Ayotte: Charities using poker loophole

The state wants a better hand in Texas HoldEm poker tournaments.

Attorney General Kelly Ayotte wants to close a loophole that she says some charities are exploiting.

"Charitable gaming is regulated by charitable trusts (within the Attorney General's Office) and there is a $2 limit wager, but with Texas HoldEm there are ways to get around the law," she said this week.

"We recognize it is a concern," she said. "They are using a loophole in the law. We are trying to do everything we can,"she told Gov. John Lynch. "I do think the law needs to be tightened, and we have been discussing this with the Legislature."

In Texas HoldEm, players are dealt two cards each and can use five community cards flipped over in the middle of the table to make the best hand. Players can risk everything on a single turn of a card.

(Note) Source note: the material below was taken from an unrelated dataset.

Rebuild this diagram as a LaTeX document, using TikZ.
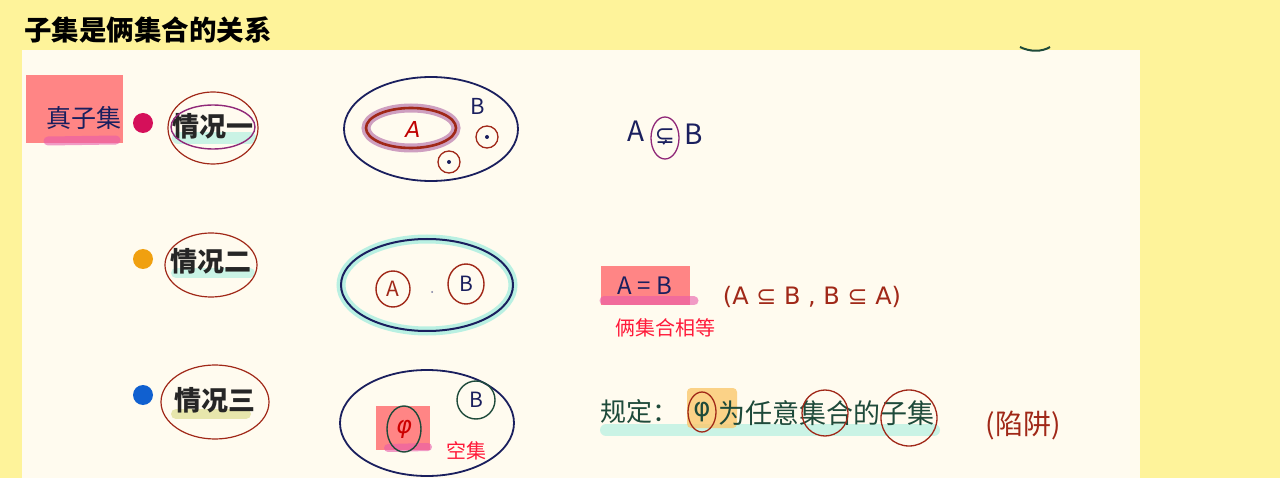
\documentclass[tikz,border=0pt]{standalone}
\usepackage{fontspec}
\newfontfamily\cjk{Noto Sans CJK SC}
\newfontfamily\sym{DejaVu Sans}
\definecolor{bgyellow}{RGB}{254,243,154}
\definecolor{panel}{RGB}{255,251,239}
\definecolor{pinkbox}{RGB}{255,133,133}
\definecolor{pinkhl}{RGB}{232,90,170}
\definecolor{navy}{RGB}{26,31,94}
\definecolor{dred}{RGB}{160,40,24}
\definecolor{purp}{RGB}{144,40,120}
\definecolor{cyanhl}{RGB}{168,238,223}
\definecolor{redtxt}{RGB}{255,26,58}
\definecolor{dgreen}{RGB}{30,74,58}
\definecolor{magdot}{RGB}{213,16,90}
\definecolor{orgdot}{RGB}{240,160,16}
\definecolor{bludot}{RGB}{16,96,208}
\definecolor{olivehl}{RGB}{216,216,128}
\definecolor{orghl}{RGB}{250,200,110}
\tikzset{
  hand/.style={font=\cjk\fontsize{#1}{#1}\selectfont, inner sep=0pt},
  casetxt/.style={font=\cjk\bfseries\fontsize{27}{27}\selectfont, inner sep=0pt, text=black!85},
  hl/.style={line width=#1, line cap=round, opacity=0.6},
  dotb/.style={circle, inner sep=0pt, minimum size=20pt},
}
\begin{document}
\begin{tikzpicture}[x=1pt,y=-1pt]
\useasboundingbox (0,0) rectangle (1280,478);
\fill[bgyellow] (0,0) rectangle (1280,478);
\fill[panel] (22,50) rectangle (1140,478);
% artifact arc at top
\draw[dgreen, line width=2pt] (1020,47) .. controls (1030,52) and (1042,52) .. (1050,47);

% title
\node[anchor=west, font=\cjk\bfseries\fontsize{27.5}{27.5}\selectfont, inner sep=0pt] (title) at (24,30) {子集是俩集合的关系};

% ---------- row 1 ----------
\fill[pinkbox] (26,75) rectangle (123,143);
\draw[pinkhl, hl=9pt] (48,141) -- (116,140);
\node[hand=25, text=navy] (zhen) at (84,118) {真子集};
\node[dotb, fill=magdot] (dot1) at (143,123) {};
\draw[cyanhl, hl=12pt] (178,138) -- (250,138);
\node[casetxt] (case1) at (213,126) {情况一};
\draw[dred, line width=1.2pt] (213,128) ellipse [x radius=45pt, y radius=36pt];
\draw[purp, line width=1.4pt] (213,127) ellipse [x radius=42pt, y radius=22pt];

\draw[navy, line width=1.8pt] (431,129) ellipse [x radius=87pt, y radius=52pt];
\draw[purp!55, line width=9pt, opacity=0.8] (411,128) ellipse [x radius=45pt, y radius=20pt];
\draw[dred, line width=2.6pt] (411,128) ellipse [x radius=45pt, y radius=20pt];
\node[font=\sym\itshape\fontsize{22}{22}\selectfont, inner sep=0pt, text=red!75!black] (setA1) at (413,129) {A};
\node[hand=22, text=navy] (setB1) at (478,106) {B};
\draw[dred, line width=1.3pt] (487,137) circle [radius=11pt];
\fill[navy] (487,137) circle [radius=2pt];
\draw[dred, line width=1.3pt] (449,162) circle [radius=11pt];
\fill[navy] (449,162) circle [radius=2pt];

\node[hand=28, text=navy] (r1A) at (636,131) {A};
\node[font=\sym\fontsize{24}{24}\selectfont, inner sep=0pt, text=navy] (r1sub) at (665,137) {⊊};
\draw[purp, line width=1.3pt] (665,138) ellipse [x radius=14pt, y radius=21pt];
\node[hand=28, text=navy] (r1B) at (694,134) {B};

% ---------- row 2 ----------
\node[dotb, fill=orgdot] (dot2) at (143,259) {};
\draw[cyanhl, hl=10pt] (176,273) -- (250,273);
\node[casetxt] (case2) at (211,261) {情况二};
\draw[dred, line width=1.2pt] (211,265) ellipse [x radius=46pt, y radius=32pt];

\draw[cyanhl, line width=9pt, opacity=0.8] (427,285) ellipse [x radius=86pt, y radius=46pt];
\draw[navy, line width=2pt] (427,285) ellipse [x radius=86pt, y radius=46pt];
\draw[dred, line width=1.4pt] (393,289) ellipse [x radius=17pt, y radius=18pt];
\node[hand=21, text=dred] (setA2) at (393,289) {A};
\fill[navy!60] (432,292) circle [radius=1pt];
\draw[dred, line width=1.4pt] (466,284) ellipse [x radius=18pt, y radius=20pt];
\node[hand=21, text=navy] (setB2) at (466,284) {B};

\fill[pinkbox] (601,266) rectangle (690,305);
\draw[pinkhl, hl=9pt] (604,301) -- (694,301);
\node[hand=24, text=navy] (eqAB) at (645,286) {A = B};
\node[font=\sym\fontsize{24}{24}\selectfont, inner sep=0pt, text=dred] (paren2) at (812,297) {(A ⊆ B ,  B ⊆ A)};
\node[hand=20, text=redtxt] (equal) at (665,328) {俩集合相等};

% ---------- row 3 ----------
\node[dotb, fill=bludot] (dot3) at (143,395) {};
\draw[olivehl, hl=10pt] (176,414) -- (246,414);
\node[casetxt] (case3) at (215,400) {情况三};
\draw[dred, line width=1.2pt] (215,402) ellipse [x radius=54pt, y radius=37pt];

\draw[navy, line width=1.8pt] (427,423) ellipse [x radius=87pt, y radius=53pt];
\fill[pinkbox] (376,406) rectangle (430,450);
\draw[pinkhl, hl=8pt] (388,448) -- (428,447);
\draw[dgreen, line width=1.4pt] (404,429) ellipse [x radius=17pt, y radius=23pt];
\node[font=\sym\itshape\fontsize{24}{24}\selectfont, inner sep=0pt, text=red!80!black] (phi) at (404,429) {φ};
\draw[dgreen, line width=1.4pt] (476,400) circle [radius=19pt];
\node[hand=21, text=navy] (setB3) at (476,400) {B};
\node[hand=20, text=redtxt] (empty) at (466,451) {空集};

\draw[cyanhl, hl=12pt] (606,430) -- (934,430);
\fill[orghl, opacity=0.8, rounded corners=4pt] (687,388) rectangle (737,428);
\node[hand=26, text=dgreen, anchor=west] (rule1) at (600,412) {规定：};
\node[font=\sym\fontsize{26}{26}\selectfont, inner sep=0pt, text=dgreen] (rphi) at (702,412) {φ};
\draw[dred, line width=1.3pt] (702,412) ellipse [x radius=14pt, y radius=20pt];
\node[hand=27, text=dgreen, anchor=west] (rule2) at (718,413) {为任意集合的子集};
\draw[dred, line width=1.3pt] (825,413) circle [radius=23pt];
\draw[dred, line width=1.3pt] (909,418) circle [radius=28pt];
\node[hand=28, text=dred] (trap) at (1023,425) {(陷阱)};
\end{tikzpicture}
\end{document}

New Hampshire's gaming law has a $2 bet limit, but tournament promoters get around that by assigning no monetary value to the poker chips.

Charitable organizations throughout New Hampshire are raising money by sponsoring poker tournaments where $5,000 is typically the top prize, enough to draw hundreds of card players - and leaving some legislators wondering whether the state should share in the jackpot.

"I'm not suggesting that we tax the winners," said Rep. Neal Kurk, a Weare Republican.

"We need to take a good serious look at whether promoters may be taking an unacceptably large portion of the gross and charities are not getting enough. It seems we've increased the amount of revenue by an order of magnitude, and we need to look at that as an issue."

About 30 charities have filed applications to hold poker tournaments in Derry, Keene, Pembroke, Laconia and a half-dozen other communities, said Audrey Blodgett of the Attorney General's Office of Charitable Trusts.

The charities must report to the state the prizes awarded, expenses paid and revenue raised, but there is no state oversight of the games. Permits are obtained from local police.

In Manchester, the tournaments have been held at the Manchester Bingo Center, sponsored by On the Road to Recovery, a charity that helps the mentally disabled.

Under her contract with the promoters, Andrea Tinkham, executive director of On the Road to Recovery, agreed to pay "50 percent of all net proceeds," after prizes and expenses, to S&T Consultants Inc., the bingo center's managers.

She said her charity made an average of $2,500 for each of its 10 poker nights, supplementing the organization's annual state allocation of about $177,000.